--- START OF Extracted material ---

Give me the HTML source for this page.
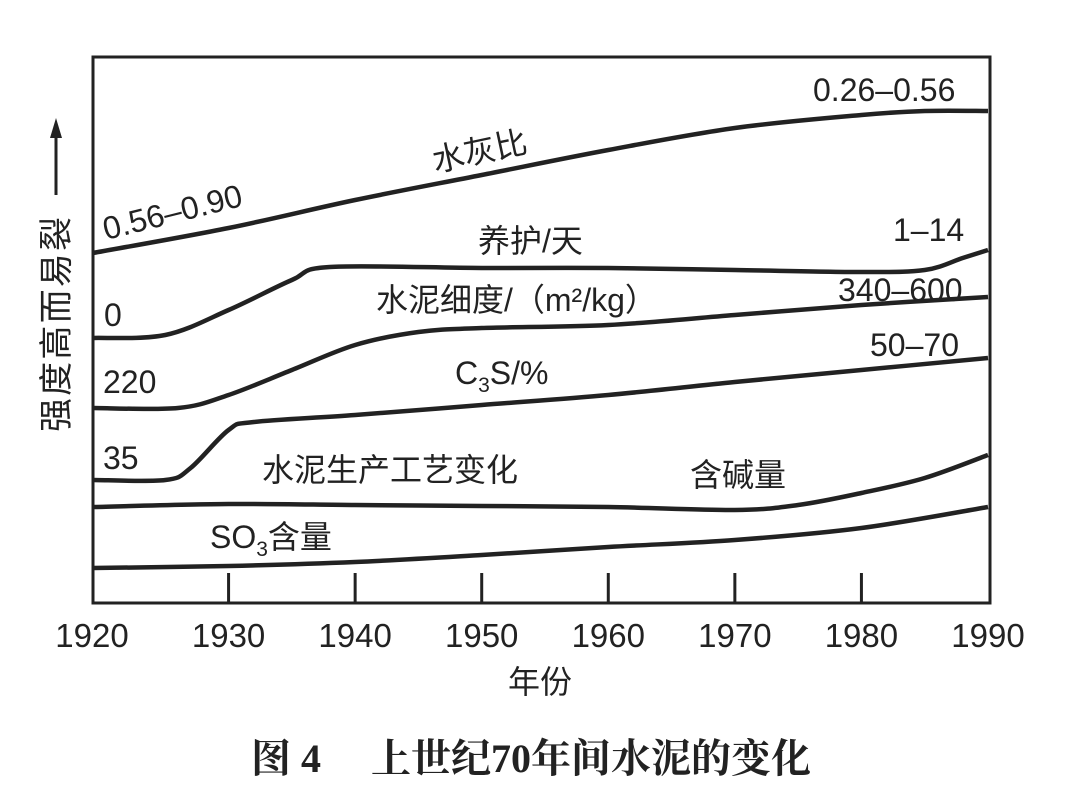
<!DOCTYPE html>
<html><head><meta charset="utf-8">
<style>
body{margin:0;background:#fff;}
svg{display:block;}
text{font-family:"Liberation Sans","Noto Sans CJK SC",sans-serif;fill:#222;}
</style></head>
<body>
<svg id="chart" width="1080" height="803" viewBox="0 0 1080 803">
<rect x="93" y="57" width="897" height="546" fill="none" stroke="#222" stroke-width="3"/>
<g id="ticks"></g>
<g id="curves"></g>
<g font-size="32">
<text x="813" y="101">0.26–0.56</text>
<text x="106" y="240" transform="rotate(-14 106 240)">0.56–0.90</text>
<text x="435" y="172" transform="rotate(-12 435 172)">水灰比</text>
<text x="478" y="252">养护/天</text>
<text x="893" y="241">1–14</text>
<text x="104" y="326">0</text>
<text x="376" y="311">水泥细度/（m²/kg）</text>
<text x="838" y="301">340–600</text>
<text x="103" y="393">220</text>
<text x="455" y="384">C<tspan font-size="21" dy="8">3</tspan><tspan dy="-8">S/%</tspan></text>
<text x="870" y="356">50–70</text>
<text x="103" y="469">35</text>
<text x="262" y="481">水泥生产工艺变化</text>
<text x="690" y="486">含碱量</text>
<text x="210" y="548">SO<tspan font-size="21" dy="8">3</tspan><tspan dy="-8">含量</tspan></text>
</g>
<g>
<text x="0" y="0" font-size="34" textLength="215" transform="translate(68 432) rotate(-90)">强度高而易裂</text>
<line x1="56" y1="195" x2="56" y2="128" stroke="#222" stroke-width="3"/>
<polygon points="56,118 50,138 62,138" fill="#222"/>
</g>
<text x="540" y="693" font-size="32" text-anchor="middle">年份</text>
<text x="531" y="772" font-size="40" font-weight="bold" text-anchor="middle" style="font-family:'Liberation Serif','Noto Serif CJK SC',serif">图 4　 上世纪70年间水泥的变化</text>
</svg>
<script>
const tickYears=[1920,1930,1940,1950,1960,1970,1980,1990];
const wcYears=[1920,1930,1940,1950,1960,1970,1980,1985,1990];
const wcVals=[350,375,403,428,453,475,488,492,492];
const curYears=[1920,1925,1930,1935,1938,1950,1960,1970,1980,1985,1988,1990];
const curVals=[265,268,293,323,336,335,335,333,331,333,345,353];
const finYears=[1920,1926,1930,1935,1940,1945,1950,1960,1970,1980,1990];
const finVals=[195,195,208,233,258,271,275,278,288,298,306];
const c3sYears=[1920,1925,1927,1930,1932,1940,1950,1960,1970,1980,1990];
const c3sVals=[123,123,135,173,181,188,198,208,221,233,245];
const alkYears=[1920,1930,1940,1950,1960,1970,1975,1980,1985,1990];
const alkVals=[96,99,98,97,96,93,98,110,125,148];
const so3Years=[1920,1930,1940,1950,1960,1970,1980,1990];
const so3Vals=[35,37,41,48,56,63,75,96];
const NS="http://www.w3.org/2000/svg";
function xs(y){return 102+(y-1920)*(988-102)/70;}
function ys(v){return 603-v;}
const tg=document.getElementById('ticks');
tickYears.forEach(y=>{
 if(y>1920&&y<1990){const l=document.createElementNS(NS,'line');
 l.setAttribute('x1',xs(y));l.setAttribute('x2',xs(y));l.setAttribute('y1',573);l.setAttribute('y2',603);
 l.setAttribute('stroke','#222');l.setAttribute('stroke-width','3');
 
 
 tg.appendChild(l);}
 const t=document.createElementNS(NS,'text');
 t.setAttribute('x',xs(y)-(y==1920?10:0));t.setAttribute('y',647);t.setAttribute('font-size','33');t.setAttribute('text-anchor','middle');
 t.textContent=y;
 
 
 tg.appendChild(t);
});
const cg=document.getElementById('curves');
function draw(xsA,vs,name){
 const pts=xsA.map((y,i)=>[(y==1920?93:xs(y)),ys(vs[i])]);
 let d='M'+pts[0][0]+','+pts[0][1];
 for(let i=1;i<pts.length;i++){
  const p0=pts[Math.max(0,i-2)],p1=pts[i-1],p2=pts[i],p3=pts[Math.min(pts.length-1,i+1)];
  const c1x=p1[0]+(p2[0]-p0[0])/6,c1y=p1[1]+(p2[1]-p0[1])/6;
  const c2x=p2[0]-(p3[0]-p1[0])/6,c2y=p2[1]-(p3[1]-p1[1])/6;
  d+=' C'+c1x+','+c1y+' '+c2x+','+c2y+' '+p2[0]+','+p2[1];
 }
 const p=document.createElementNS(NS,'path');
 p.setAttribute('d',d);
 p.setAttribute('fill','none');p.setAttribute('stroke','#222');p.setAttribute('stroke-width','4.5');p.setAttribute('stroke-linejoin','round');
 
 
 cg.appendChild(p);
}
draw(wcYears,wcVals,'line-water-cement');
draw(curYears,curVals,'line-curing');
draw(finYears,finVals,'line-fineness');
draw(c3sYears,c3sVals,'line-c3s');
draw(alkYears,alkVals,'line-alkali');
draw(so3Years,so3Vals,'line-so3');
</script>
</body></html>
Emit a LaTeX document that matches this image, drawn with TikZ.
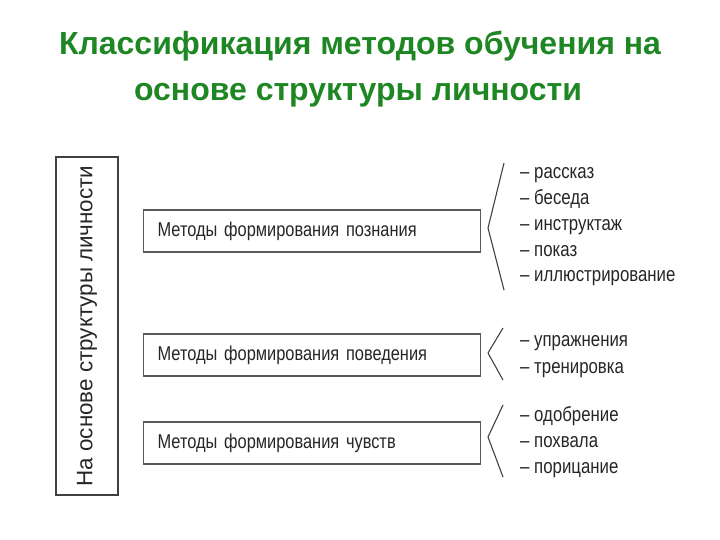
\documentclass[tikz,border=0pt]{standalone}
\usepackage{fontspec}
\setmainfont{Liberation Sans}
\newfontfamily\narrowsans[FakeStretch=0.82]{Liberation Sans}
\usetikzlibrary{positioning}
\definecolor{titlegreen}{RGB}{30,135,35}

\begin{document}
\begin{tikzpicture}[
    x=1pt, y=-1pt,
    title/.style={
        font=\bfseries\fontsize{32}{32}\selectfont,
        text=titlegreen,
        anchor=base,
        inner sep=0pt
    },
    basebox/.style={
        draw=black!75,
        line width=2.2pt,
        minimum width=338pt,
        minimum height=62pt,
        font=\fontsize{22.4}{22.4}\selectfont,
        text=black!85,
        rotate=90
    },
    group/.style={
        draw=black!65,
        line width=1.3pt,
        anchor=west,
        align=left,
        text width=309pt,
        inner xsep=14pt,
        minimum height=42pt,
        font=\narrowsans\fontsize{20}{20}\selectfont,
        text=black!85
    },
    item/.style={
        anchor=base west,
        inner sep=0pt,
        font=\narrowsans\fontsize{20.5}{20.5}\selectfont,
        text=black!85
    },
    brace/.style={draw=black!75, line width=1.1pt, line join=round}
]
    \useasboundingbox (0,0) rectangle (720,540);

    % title
    \node[title] (title1) at (360,55) {Классификация методов обучения на};
    \node[title] (title2) at (358,101) {основе структуры личности};

    % left box
    \node[basebox] (base) at (87,326) {На основе структуры личности};

    % groups
    \node[group] (know) at (143,231) {Методы формирования познания};
    \node[group] (behav) at (143,355) {Методы формирования поведения};
    \node[group] (feel) at (143,443) {Методы формирования чувств};

    % brackets
    \coordinate (k top) at (504,163);
    \coordinate (k tip) at (488,228);
    \coordinate (k bot) at (504,290);
    \coordinate (b top) at (503,328);
    \coordinate (b tip) at (488,353);
    \coordinate (b bot) at (503,380);
    \coordinate (f top) at (503,405);
    \coordinate (f tip) at (488,437);
    \coordinate (f bot) at (503,477);
    \draw[brace] (k top) -- (k tip) -- (k bot);
    \draw[brace] (b top) -- (b tip) -- (b bot);
    \draw[brace] (f top) -- (f tip) -- (f bot);

    % items
    \node[item] (k1) at (520,179) {– рассказ};
    \node[item] (k2) at (520,204.7) {– беседа};
    \node[item] (k3) at (520,230.4) {– инструктаж};
    \node[item] (k4) at (520,256) {– показ};
    \node[item] (k5) at (520,281.7) {– иллюстрирование};
    \node[item] (b1) at (520,346) {– упражнения};
    \node[item] (b2) at (520,373) {– тренировка};
    \node[item] (f1) at (520,421) {– одобрение};
    \node[item] (f2) at (520,447) {– похвала};
    \node[item] (f3) at (520,473) {– порицание};
\end{tikzpicture}
\end{document}
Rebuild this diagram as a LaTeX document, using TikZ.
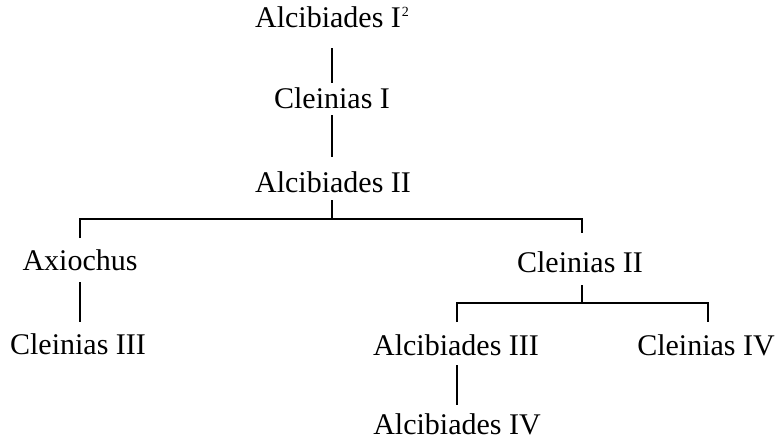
\documentclass[tikz,border=0pt]{standalone}
\usepackage{fontspec}
\setmainfont{Liberation Serif}
\begin{document}
\begin{tikzpicture}[x=1pt,y=-1pt,
  person/.style={anchor=base,inner sep=0pt,font=\fontsize{30}{36}\selectfont},
  link/.style={line width=1.5pt}]
\useasboundingbox (0,0) rectangle (776,440);

% generations
\node[person] (a1) at (332,27) {Alcibiades I\kern1pt\raisebox{10.5pt}{\fontsize{14}{14}\selectfont 2}};
\node[person] (c1) at (332,108) {Cleinias I};
\node[person] (a2) at (333,192) {Alcibiades II};
\node[person] (ax) at (80,270) {Axiochus};
\node[person] (c2) at (580,272) {Cleinias II};
\node[person] (c3) at (78,354) {Cleinias III};
\node[person] (a3) at (456,355) {Alcibiades III};
\node[person] (c4) at (706,355) {Cleinias IV};
\node[person] (a4) at (457,434) {Alcibiades IV};

% junctions of the sibling brackets
\coordinate (j1) at (332,219);
\coordinate (j2) at (582,303);

% descent lines
\draw[link] ([yshift=-21pt]a1.base -| c1) -- ([yshift=25pt]c1.base);
\draw[link] ([yshift=-7pt]c1.base) -- ([yshift=35pt]a2.base -| c1);
\draw[link] ([yshift=-8pt]a2.base -| j1) -- (j1);
\draw[link] ([yshift=32pt]ax.base) |- (j1) -| ([yshift=39pt]c2.base -| j2);
\draw[link] ([yshift=-12pt]ax.base) -- ([yshift=32pt]c3.base -| ax.base);
\draw[link] ([yshift=-13pt]c2.base -| j2) -- (j2);
\draw[link] ([yshift=33pt]a3.base -| a4.base) |- (j2) -| ([yshift=33pt]c4.base -| 708,0);
\draw[link] ([yshift=-10pt]a3.base -| a4.base) -- ([yshift=29pt]a4.base);
\end{tikzpicture}
\end{document}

--- END OF Extracted material ---

Omit all pictures, then copy the lines between the ones holding "Rebuild this diagram" and "(0,0) rectangle (776,440);", inclusive.

Expected output:
Rebuild this diagram as a LaTeX document, using TikZ.
\documentclass[tikz,border=0pt]{standalone}
\usepackage{fontspec}
\setmainfont{Liberation Serif}
\begin{document}
\begin{tikzpicture}[x=1pt,y=-1pt,
  person/.style={anchor=base,inner sep=0pt,font=\fontsize{30}{36}\selectfont},
  link/.style={line width=1.5pt}]
\useasboundingbox (0,0) rectangle (776,440);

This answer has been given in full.